### Goal
Begin with the first line of the material and write out each line exactly, ending with the line that contains "const RED = '#ff0000', LIGHTBLUE". Pictures are not part of the copy.

_ _ _ _

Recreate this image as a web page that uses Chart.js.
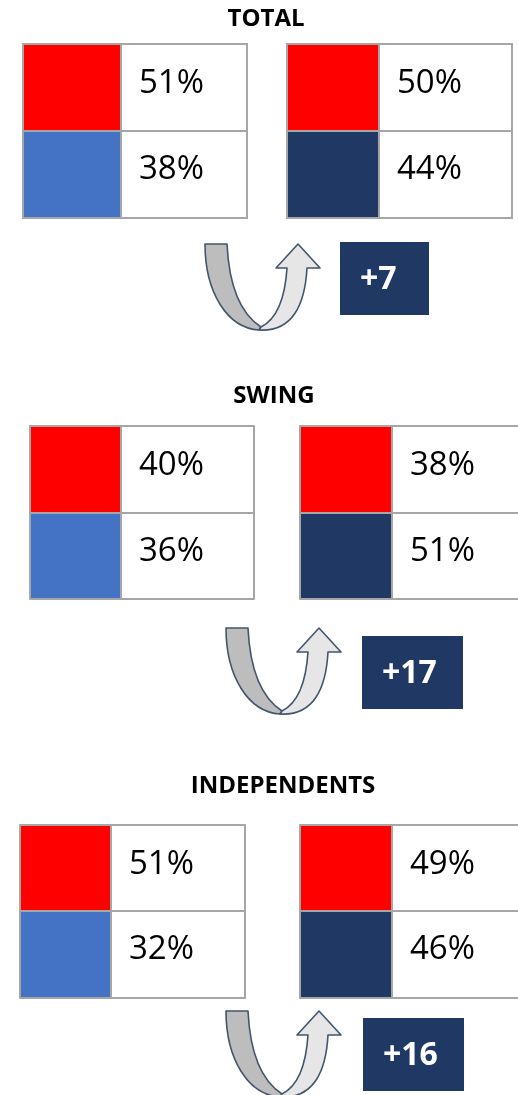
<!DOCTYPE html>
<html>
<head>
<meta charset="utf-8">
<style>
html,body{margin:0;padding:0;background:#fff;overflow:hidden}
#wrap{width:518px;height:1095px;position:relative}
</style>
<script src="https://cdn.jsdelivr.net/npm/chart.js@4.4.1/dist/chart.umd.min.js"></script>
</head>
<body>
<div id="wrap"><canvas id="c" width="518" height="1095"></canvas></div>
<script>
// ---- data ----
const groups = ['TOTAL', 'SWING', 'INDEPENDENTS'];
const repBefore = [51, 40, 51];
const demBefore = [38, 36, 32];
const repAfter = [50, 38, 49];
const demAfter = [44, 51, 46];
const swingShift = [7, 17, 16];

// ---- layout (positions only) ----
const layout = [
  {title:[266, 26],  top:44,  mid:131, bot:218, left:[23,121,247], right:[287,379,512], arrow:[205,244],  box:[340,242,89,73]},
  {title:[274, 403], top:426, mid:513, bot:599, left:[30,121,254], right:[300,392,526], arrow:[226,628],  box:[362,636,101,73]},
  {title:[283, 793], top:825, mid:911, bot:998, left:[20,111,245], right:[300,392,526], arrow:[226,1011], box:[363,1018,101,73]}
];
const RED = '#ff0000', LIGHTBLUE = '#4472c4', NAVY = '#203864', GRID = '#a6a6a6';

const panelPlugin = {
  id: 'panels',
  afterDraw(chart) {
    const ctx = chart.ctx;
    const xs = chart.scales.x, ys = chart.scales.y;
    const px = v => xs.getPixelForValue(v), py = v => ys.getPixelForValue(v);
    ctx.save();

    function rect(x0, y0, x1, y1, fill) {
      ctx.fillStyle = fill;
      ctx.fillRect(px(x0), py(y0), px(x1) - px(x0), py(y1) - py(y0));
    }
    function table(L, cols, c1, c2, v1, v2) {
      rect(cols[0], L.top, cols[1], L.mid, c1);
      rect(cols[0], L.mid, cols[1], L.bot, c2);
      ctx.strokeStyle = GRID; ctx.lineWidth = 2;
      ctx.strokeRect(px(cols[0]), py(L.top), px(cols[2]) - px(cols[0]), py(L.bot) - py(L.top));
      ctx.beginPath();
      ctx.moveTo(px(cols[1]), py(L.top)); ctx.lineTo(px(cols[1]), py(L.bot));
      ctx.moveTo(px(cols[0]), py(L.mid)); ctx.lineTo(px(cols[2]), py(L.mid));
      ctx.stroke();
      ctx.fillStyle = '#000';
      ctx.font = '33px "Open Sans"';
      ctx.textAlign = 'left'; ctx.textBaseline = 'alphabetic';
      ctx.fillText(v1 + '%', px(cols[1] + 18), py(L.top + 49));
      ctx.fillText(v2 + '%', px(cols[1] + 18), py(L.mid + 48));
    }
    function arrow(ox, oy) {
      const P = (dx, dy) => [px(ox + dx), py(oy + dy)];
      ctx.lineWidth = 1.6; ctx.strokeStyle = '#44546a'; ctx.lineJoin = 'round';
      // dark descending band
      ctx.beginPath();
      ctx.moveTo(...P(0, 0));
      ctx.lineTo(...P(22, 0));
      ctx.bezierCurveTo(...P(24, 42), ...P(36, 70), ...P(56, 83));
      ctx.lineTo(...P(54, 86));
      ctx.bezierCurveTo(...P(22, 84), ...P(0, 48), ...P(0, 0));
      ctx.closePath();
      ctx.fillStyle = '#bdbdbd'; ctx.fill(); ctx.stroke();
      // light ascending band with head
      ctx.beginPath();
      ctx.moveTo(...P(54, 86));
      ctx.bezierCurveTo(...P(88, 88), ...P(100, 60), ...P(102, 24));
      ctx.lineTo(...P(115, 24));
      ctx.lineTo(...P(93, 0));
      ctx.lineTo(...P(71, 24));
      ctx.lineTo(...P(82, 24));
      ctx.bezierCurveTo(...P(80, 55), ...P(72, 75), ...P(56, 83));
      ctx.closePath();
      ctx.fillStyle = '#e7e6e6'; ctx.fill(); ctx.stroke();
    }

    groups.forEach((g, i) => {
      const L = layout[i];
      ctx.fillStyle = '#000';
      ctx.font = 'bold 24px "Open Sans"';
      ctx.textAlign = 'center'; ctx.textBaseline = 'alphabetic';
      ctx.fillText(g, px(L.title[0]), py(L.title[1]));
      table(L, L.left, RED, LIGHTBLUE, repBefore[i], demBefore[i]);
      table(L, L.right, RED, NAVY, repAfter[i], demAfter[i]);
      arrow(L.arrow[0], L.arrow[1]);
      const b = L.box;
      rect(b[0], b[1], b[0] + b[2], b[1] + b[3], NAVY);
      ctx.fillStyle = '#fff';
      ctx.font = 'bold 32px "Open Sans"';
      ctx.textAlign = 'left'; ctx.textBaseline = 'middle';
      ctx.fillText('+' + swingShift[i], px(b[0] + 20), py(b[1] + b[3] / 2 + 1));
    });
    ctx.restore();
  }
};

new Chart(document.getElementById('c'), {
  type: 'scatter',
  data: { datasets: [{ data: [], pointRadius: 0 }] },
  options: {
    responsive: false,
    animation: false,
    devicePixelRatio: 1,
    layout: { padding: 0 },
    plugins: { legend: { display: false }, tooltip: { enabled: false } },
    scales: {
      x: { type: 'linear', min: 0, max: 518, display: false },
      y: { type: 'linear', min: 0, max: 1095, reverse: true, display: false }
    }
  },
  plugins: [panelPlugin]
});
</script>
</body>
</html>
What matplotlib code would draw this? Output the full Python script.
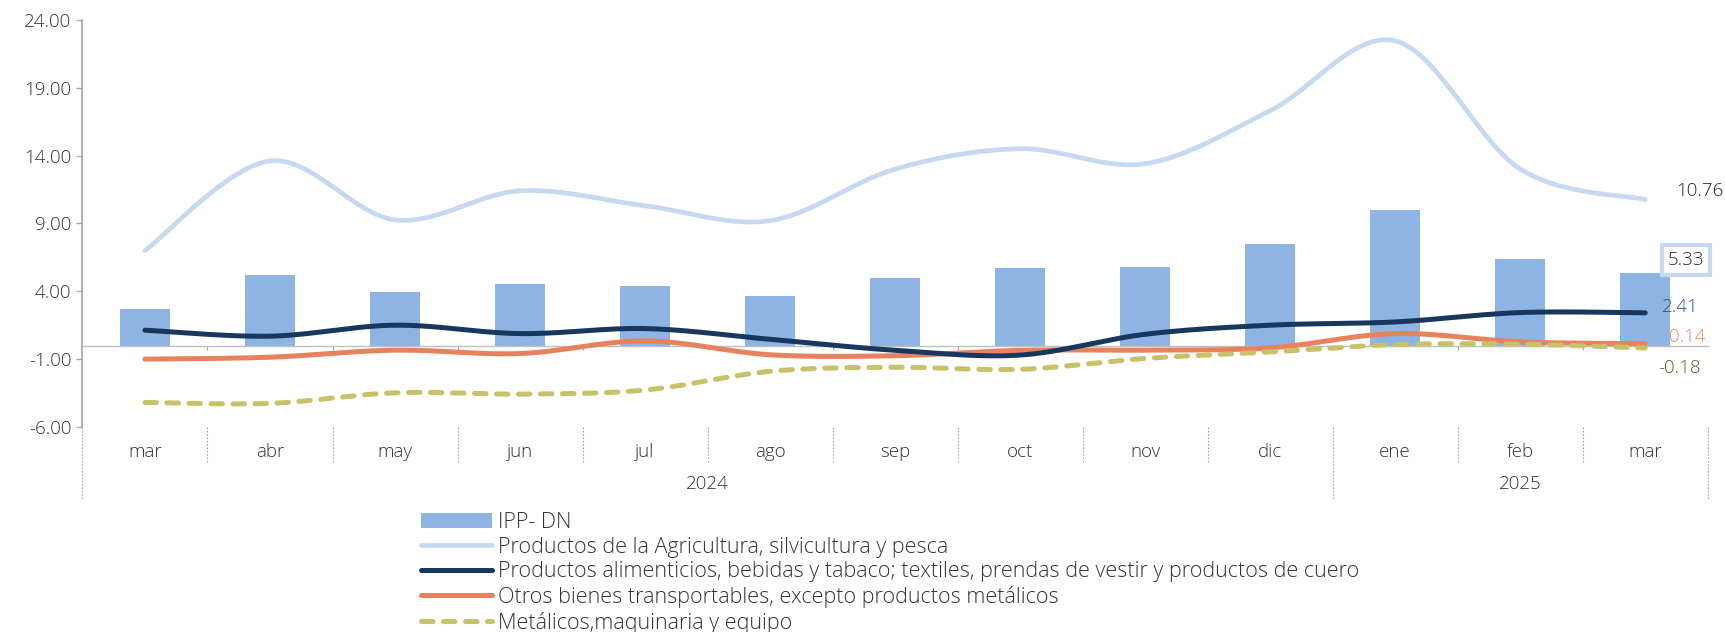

_ _ _ _

### Written solution
Recreate this image as a web page that uses Chart.js.
<!DOCTYPE html>
<html>
<head>
<meta charset="utf-8">
<style>
html,body{margin:0;padding:0;background:#fff;overflow:hidden}
#wrap{width:518px;height:1095px;position:relative}
</style>
<script src="https://cdn.jsdelivr.net/npm/chart.js@4.4.1/dist/chart.umd.min.js"></script>
</head>
<body>
<div id="wrap"><canvas id="c" width="518" height="1095"></canvas></div>
<script>
// ---- data ----
const groups = ['TOTAL', 'SWING', 'INDEPENDENTS'];
const repBefore = [51, 40, 51];
const demBefore = [38, 36, 32];
const repAfter = [50, 38, 49];
const demAfter = [44, 51, 46];
const swingShift = [7, 17, 16];

// ---- layout (positions only) ----
const layout = [
  {title:[266, 26],  top:44,  mid:131, bot:218, left:[23,121,247], right:[287,379,512], arrow:[205,244],  box:[340,242,89,73]},
  {title:[274, 403], top:426, mid:513, bot:599, left:[30,121,254], right:[300,392,526], arrow:[226,628],  box:[362,636,101,73]},
  {title:[283, 793], top:825, mid:911, bot:998, left:[20,111,245], right:[300,392,526], arrow:[226,1011], box:[363,1018,101,73]}
];
const RED = '#ff0000', LIGHTBLUE = '#4472c4', NAVY = '#203864', GRID = '#a6a6a6';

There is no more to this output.